Nobel laureate Frank Wilczek at MIT and colleague Jordan Cotler, now at Stanford University, provide evidence for what they call entangled histories in a paper posted online January 12 at arXiv.org. The researchers proposed and collaborated on an experiment that started and ended by measuring a particular property of a photon; in between, the experimenters subtly probed the photon without disturbing its delicate quantum state. The head-scratching result was that there was no way to create a single chronology that could describe how the photon changed. Instead, there must be multiple chronologies that are entangled, sharing a quantum connection usually reserved for groups of particles rather than chunks of time.
“There really is something very deep going on here about the nature of quantum mechanics and time,” Cotler says. “Our best description of the past is not a fixed chronology but multiple chronologies that are intertwined with each other.” The experiment may offer a new means of exploring and interpreting quantum weirdness.
The quantum world is ruled by probabilities. Typically, physicists monitoring a photon can calculate the odds that it will have a particular characteristic, such as horizontal polarization, when it is measured. But if that photon has an entangled partner, then it becomes impossible to calculate the probabilities for one photon or the other. You can describe only the entire entangled system.
Rather than pondering multiple quantum objects, Cotler and Wilczek thought about individual particles at multiple moments in time. Building on 1984 work by Carnegie Mellon University physicist Robert Griffiths (SN Online: 2/5/14), Cotler and Wilczek thought about quantum versions of chronologies. If physicists could describe the polarization of a photon at time A and time B, then they should be able to make a coherent timeline charting the photon’s polarization changes in between.
Yet Cotler and Wilczek suspected that it wasn’t so simple.
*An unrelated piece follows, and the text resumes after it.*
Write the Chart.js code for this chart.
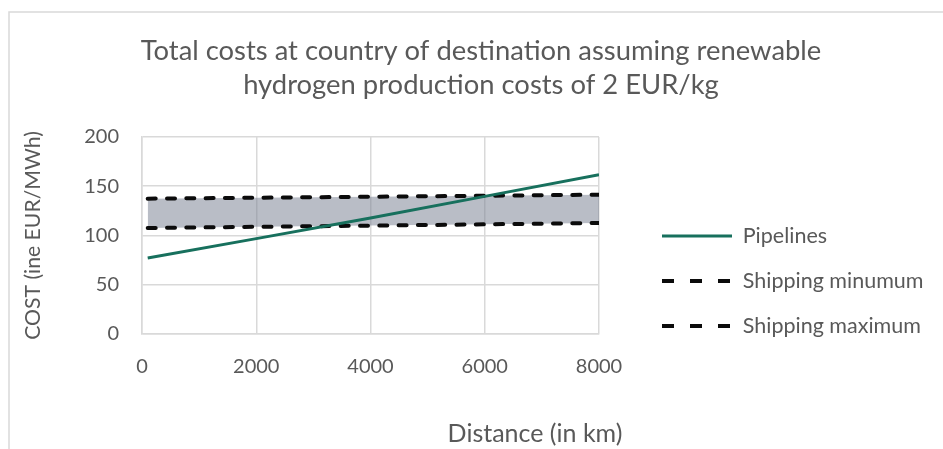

In a paper last year, they introduced the idea of entangled histories, cases in which a single chronology is insufficient to explain the observed changes in the properties of a particle. Just as the understanding of an entangled particle is impossible without considering its partner, the history of a particle could be incomplete without the existence of multiple entangled timelines.
A Chinese team recently put entangled histories to the test. The researchers injected photons one at a time into an interferometer. A photon only made it through the interferometer if it passed through three selective mirrors, each of which discarded light with a particular polarization. For each photon that reached a final detector, the researchers knew the photon’s initial and final polarizations as well as clues to the polarization of the photon when it passed through each mirror.
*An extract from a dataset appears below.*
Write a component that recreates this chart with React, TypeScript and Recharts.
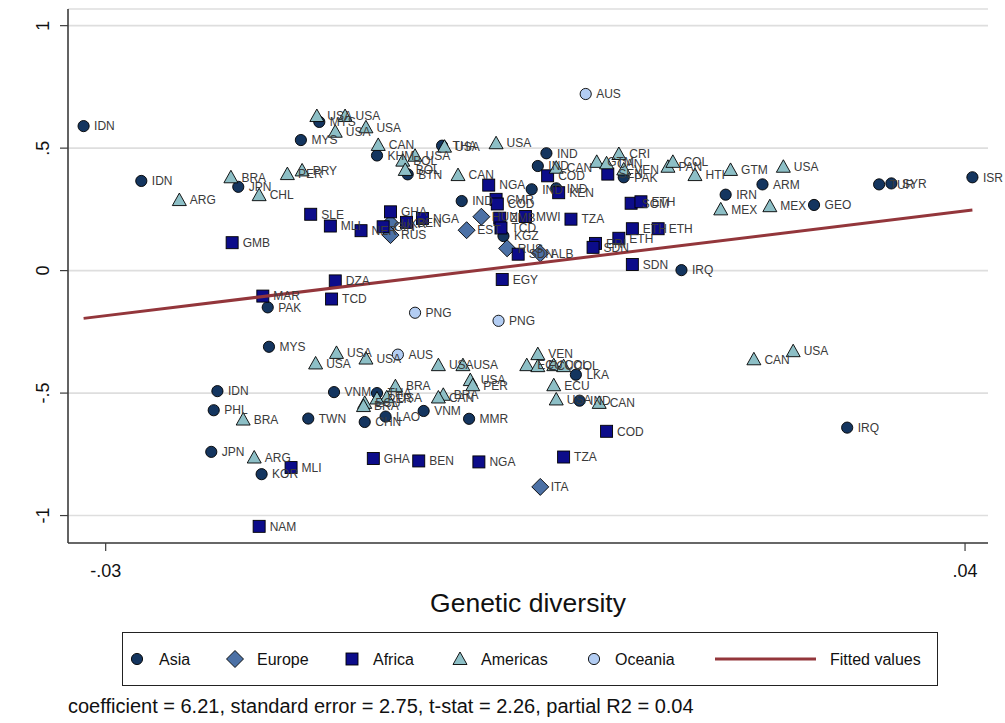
import { ScatterChart, Scatter, XAxis, YAxis, CartesianGrid, LabelList, Label } from 'recharts';

type Pt = [string, number, number];

// [country, genetic diversity, residual]
const asia: Pt[] = [
  ['IDN', -0.0318, 0.590], ['IDN', -0.0271, 0.366], ['JPN', -0.0192, 0.342], ['MYS', -0.0141, 0.533],
  ['MYS', -0.0126, 0.607], ['KHM', -0.0079, 0.470], ['BTN', -0.0054, 0.393], ['THA', -0.0026, 0.510],
  ['IND', 0.0059, 0.479], ['IND', 0.0052, 0.427], ['IND', 0.0047, 0.332], ['IND', 0.0067, 0.336],
  ['IND', -0.0010, 0.284], ['KGZ', 0.0024, 0.141], ['PAK', 0.0122, 0.381], ['IRN', 0.0205, 0.310],
  ['ARM', 0.0235, 0.352], ['GEO', 0.0277, 0.268], ['TUR', 0.0330, 0.352], ['SYR', 0.0340, 0.356],
  ['ISR', 0.0406, 0.381], ['IRQ', 0.0169, 0.002], ['PAK', -0.0168, -0.150], ['MYS', -0.0167, -0.311],
  ['IDN', -0.0209, -0.492], ['PHL', -0.0212, -0.570], ['TWN', -0.0135, -0.604], ['VNM', -0.0114, -0.496],
  ['THA', -0.0079, -0.500], ['CHN', -0.0089, -0.618], ['LAO', -0.0072, -0.596], ['VNM', -0.0041, -0.573],
  ['MMR', -0.0004, -0.605], ['LKA', 0.0083, -0.425], ['IND', 0.0086, -0.531], ['JPN', -0.0214, -0.740],
  ['KOR', -0.0173, -0.831], ['IRQ', 0.0304, -0.641],
];

const europe: Pt[] = [
  ['UKR', -0.0068, 0.193], ['RUS', -0.0068, 0.145], ['HUN', 0.0006, 0.220], ['EST', -0.0006, 0.165],
  ['RUS', 0.0027, 0.091], ['ALB', 0.0054, 0.070], ['ITA', 0.0054, -0.883],
];

const africa: Pt[] = [
  ['SLE', -0.0133, 0.230], ['MLI', -0.0117, 0.182], ['NER', -0.0092, 0.163], ['GMB', -0.0197, 0.114],
  ['GHA', -0.0068, 0.240], ['GIN', -0.0074, 0.179], ['BEN', -0.0055, 0.197], ['NGA', -0.0042, 0.213],
  ['NGA', 0.0012, 0.349], ['COD', 0.0060, 0.387], ['KEN', 0.0069, 0.318], ['CMR', 0.0018, 0.291],
  ['COD', 0.0019, 0.272], ['ZMB', 0.0021, 0.214], ['MWI', 0.0042, 0.221], ['TCD', 0.0022, 0.174],
  ['SDN', 0.0036, 0.067], ['TZA', 0.0079, 0.210], ['SEN', 0.0109, 0.394], ['SOM', 0.0128, 0.275],
  ['ETH', 0.0136, 0.281], ['ETH', 0.0129, 0.171], ['ETH', 0.0150, 0.171], ['ETH', 0.0118, 0.132],
  ['ERI', 0.0099, 0.111], ['SDN', 0.0097, 0.095], ['SDN', 0.0129, 0.025], ['EGY', 0.0023, -0.036],
  ['DZA', -0.0113, -0.042], ['MAR', -0.0172, -0.104], ['TCD', -0.0116, -0.116], ['COD', 0.0108, -0.656],
  ['TZA', 0.0073, -0.761], ['GHA', -0.0082, -0.767], ['BEN', -0.0045, -0.777], ['NGA', 0.0004, -0.781],
  ['MLI', -0.0149, -0.804], ['NAM', -0.0175, -1.044],
];

const americas: Pt[] = [
  ['USA', -0.0128, 0.631], ['USA', -0.0105, 0.631], ['USA', -0.0113, 0.567], ['USA', -0.0088, 0.585],
  ['CAN', -0.0078, 0.513], ['USA', -0.0048, 0.469], ['BOL', -0.0058, 0.449], ['BOL', -0.0056, 0.411],
  ['USA', -0.0024, 0.506], ['USA', 0.0018, 0.520], ['CAN', -0.0013, 0.390], ['CAN', 0.0067, 0.420],
  ['BRA', -0.0198, 0.381], ['CHL', -0.0175, 0.308], ['ARG', -0.0240, 0.288], ['PER', -0.0152, 0.394],
  ['PRY', -0.0140, 0.409], ['GTM', 0.0100, 0.444], ['CAN', 0.0108, 0.438], ['CRI', 0.0118, 0.476],
  ['VEN', 0.0122, 0.413], ['PAN', 0.0158, 0.424], ['COL', 0.0162, 0.444], ['HTI', 0.0180, 0.390],
  ['GTM', 0.0209, 0.411], ['USA', 0.0252, 0.424], ['MEX', 0.0201, 0.250], ['MEX', 0.0241, 0.263],
  ['CAN', 0.0228, -0.362], ['USA', 0.0260, -0.329], ['USA', -0.0112, -0.336], ['USA', -0.0129, -0.379],
  ['USA', -0.0088, -0.359], ['USA', -0.0029, -0.386], ['USA', -0.0009, -0.386], ['VEN', 0.0052, -0.341],
  ['ECU', 0.0043, -0.386], ['ECU', 0.0052, -0.390], ['COL', 0.0065, -0.386], ['COL', 0.0073, -0.390],
  ['USA', -0.0003, -0.447], ['PER', -0.0001, -0.468], ['BRA', -0.0064, -0.472], ['USA', -0.0071, -0.517],
  ['PER', -0.0079, -0.522], ['ECU', -0.0089, -0.540], ['BRA', -0.0090, -0.553], ['BRA', -0.0025, -0.507],
  ['CAN', -0.0029, -0.518], ['ECU', 0.0065, -0.468], ['USA', 0.0067, -0.526], ['CAN', 0.0102, -0.540],
  ['BRA', -0.0188, -0.608], ['ARG', -0.0179, -0.763],
];

const oceania: Pt[] = [
  ['AUS', 0.0091, 0.721], ['PNG', -0.0048, -0.172], ['PNG', 0.0020, -0.205], ['AUS', -0.0062, -0.343],
];

const fittedX = [-0.0318, 0.0406];
const fittedY = [-0.195, 0.247];

const xTicks = [-0.03, 0.04];
const yTicks = [-1, -0.5, 0, 0.5, 1];

const note = 'coefficient = 6.21, standard error = 2.75, t-stat = 2.26, partial R2 = 0.04';

const FONT = '"Liberation Sans", Arial, sans-serif';
const C_ASIA = '#14355f';
const C_EUROPE = '#4c71a6';
const C_AFRICA = '#0c0c8a';
const C_AMERICAS = '#8dbfc6';
const C_OCEANIA = '#b3cdf3';
const C_FIT = '#93363b';

const toRows = (pts: Pt[]) => pts.map(([name, x, y]) => ({ name, x, y }));
const fitted = fittedX.map((x, i) => ({ x, y: fittedY[i] }));

const fmt = (v: number) => String(v).replace('0.', '.');

const circle = (fill: string) => (p: any) => (
  <circle cx={p.cx} cy={p.cy} r={5.6} fill={fill} stroke="#000" strokeWidth={0.9} />
);
const square = (fill: string) => (p: any) => (
  <rect x={p.cx - 6} y={p.cy - 6} width={12} height={12} fill={fill} stroke="#000" strokeWidth={0.9} />
);
const diamond = (fill: string) => (p: any) => (
  <polygon
    points={`${p.cx},${p.cy - 8.5} ${p.cx + 8.5},${p.cy} ${p.cx},${p.cy + 8.5} ${p.cx - 8.5},${p.cy}`}
    fill={fill} stroke="#000" strokeWidth={0.9}
  />
);
const triangle = (fill: string) => (p: any) => (
  <polygon
    points={`${p.cx},${p.cy - 7} ${p.cx + 7},${p.cy + 5.5} ${p.cx - 7},${p.cy + 5.5}`}
    fill={fill} stroke="#000" strokeWidth={0.9}
  />
);

const YTick = (p: any) => (
  <g transform={`translate(${p.x - 11},${p.y})`}>
    <text transform="rotate(-90)" textAnchor="middle" fontSize={18} fill="#111" fontFamily={FONT}>
      {fmt(p.payload.value)}
    </text>
  </g>
);

const labels = (
  <LabelList dataKey="name" position="right" offset={6} fontSize={12} fill="#3a3a3a" fontFamily={FONT} />
);

const Legend = () => (
  <svg width={1005} height={723} style={{ position: 'absolute', left: 0, top: 0, pointerEvents: 'none' }}>
    <rect x={122.5} y={632.5} width={815} height={53} fill="none" stroke="#222" strokeWidth={1} />
    <g fontFamily={FONT} fontSize={16} fill="#111">
      {circle(C_ASIA)({ cx: 137, cy: 659 })}
      <text x={159} y={659} dominantBaseline="central">Asia</text>
      {diamond(C_EUROPE)({ cx: 235, cy: 659 })}
      <text x={257} y={659} dominantBaseline="central">Europe</text>
      {square(C_AFRICA)({ cx: 352, cy: 659 })}
      <text x={373} y={659} dominantBaseline="central">Africa</text>
      {triangle(C_AMERICAS)({ cx: 460, cy: 659 })}
      <text x={481} y={659} dominantBaseline="central">Americas</text>
      {circle(C_OCEANIA)({ cx: 594, cy: 659 })}
      <text x={615} y={659} dominantBaseline="central">Oceania</text>
      <line x1={715} x2={816} y1={659} y2={659} stroke={C_FIT} strokeWidth={3} />
      <text x={830} y={659} dominantBaseline="central">Fitted values</text>
    </g>
    <text x={68} y={706} dominantBaseline="central" fontFamily={FONT} fontSize={20} fill="#111">{note}</text>
  </svg>
);

export default function App() {
  return (
    <div style={{ position: 'absolute', left: 0, top: 0, width: 1005, height: 723, background: '#fff' }}>
      <ScatterChart width={1005} height={723} margin={{ top: 9, right: 17, left: 0, bottom: 100 }} style={{ fontFamily: FONT }}>
        <CartesianGrid vertical={false} stroke="#dedede" strokeWidth={1.6} />
        <XAxis
          type="number" dataKey="x" domain={[-0.03307, 0.04187]} allowDataOverflow ticks={xTicks}
          tickFormatter={fmt} height={80} tickSize={8} tickMargin={13}
          axisLine={{ stroke: '#3c3c3c', strokeWidth: 1.6 }} tickLine={{ stroke: '#3c3c3c', strokeWidth: 1.2 }}
          tick={{ fill: '#111', fontSize: 18, fontFamily: FONT }}
        >
          <Label value="Genetic diversity" position="insideBottom" offset={11} fontSize={26.5} fill="#111" fontFamily={FONT} />
        </XAxis>
        <YAxis
          type="number" dataKey="y" domain={[-1.112, 1.068]} allowDataOverflow ticks={yTicks}
          width={68} tickSize={8} tickMargin={0} tick={<YTick />}
          axisLine={{ stroke: '#3c3c3c', strokeWidth: 1.6 }} tickLine={{ stroke: '#3c3c3c', strokeWidth: 1.2 }}
        />
        <Scatter data={toRows(asia)} shape={circle(C_ASIA)} isAnimationActive={false}>{labels}</Scatter>
        <Scatter data={toRows(europe)} shape={diamond(C_EUROPE)} isAnimationActive={false}>{labels}</Scatter>
        <Scatter data={toRows(africa)} shape={square(C_AFRICA)} isAnimationActive={false}>{labels}</Scatter>
        <Scatter data={toRows(americas)} shape={triangle(C_AMERICAS)} isAnimationActive={false}>{labels}</Scatter>
        <Scatter data={toRows(oceania)} shape={circle(C_OCEANIA)} isAnimationActive={false}>{labels}</Scatter>
        <Scatter data={fitted} shape={() => <g />} line={{ stroke: C_FIT, strokeWidth: 3 }} isAnimationActive={false} />
      </ScatterChart>
      <Legend />
    </div>
  );
}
Just as Cotler and Wilczek expected, the experimenters couldn’t formulate a chronology that was consistent with both the starting and ending measurements of each photon and the mirror-based evidence in between. The only way to reconcile all the observations, Cotler says, is to conclude that the photon went through multiple histories in parallel. When the researchers made the final measurement of the photon, those alternate timelines merged.
Other physicists are not convinced that the new research goes beyond the ideas put forth by Griffiths and others over the past three decades. MIT quantum physicist Seth Lloyd calls the work “evolutionary but not revolutionary,” though he still wants to review the paper’s arguments more carefully.
Wilczek is far more optimistic. He calls the experiment “a rather direct realization” of a 60-year-old interpretation of quantum mechanics known as “many worlds,” in which measuring photons and other environmental interactions split reality into alternate timelines. Sometimes the different branches are consistent on their own and remain separate, Wilczek says. But in this case, the separate chronologies are intertwined and eventually come back together. “The deepest and most appealing aspect of this experiment,” he says, “is that it allows you in a mathematically precise way to nail what exactly many worlds is about.”
Editor’s Note: Frank Wilczek is on the board of trustees of Society for Science & the Public, which publishes Science News.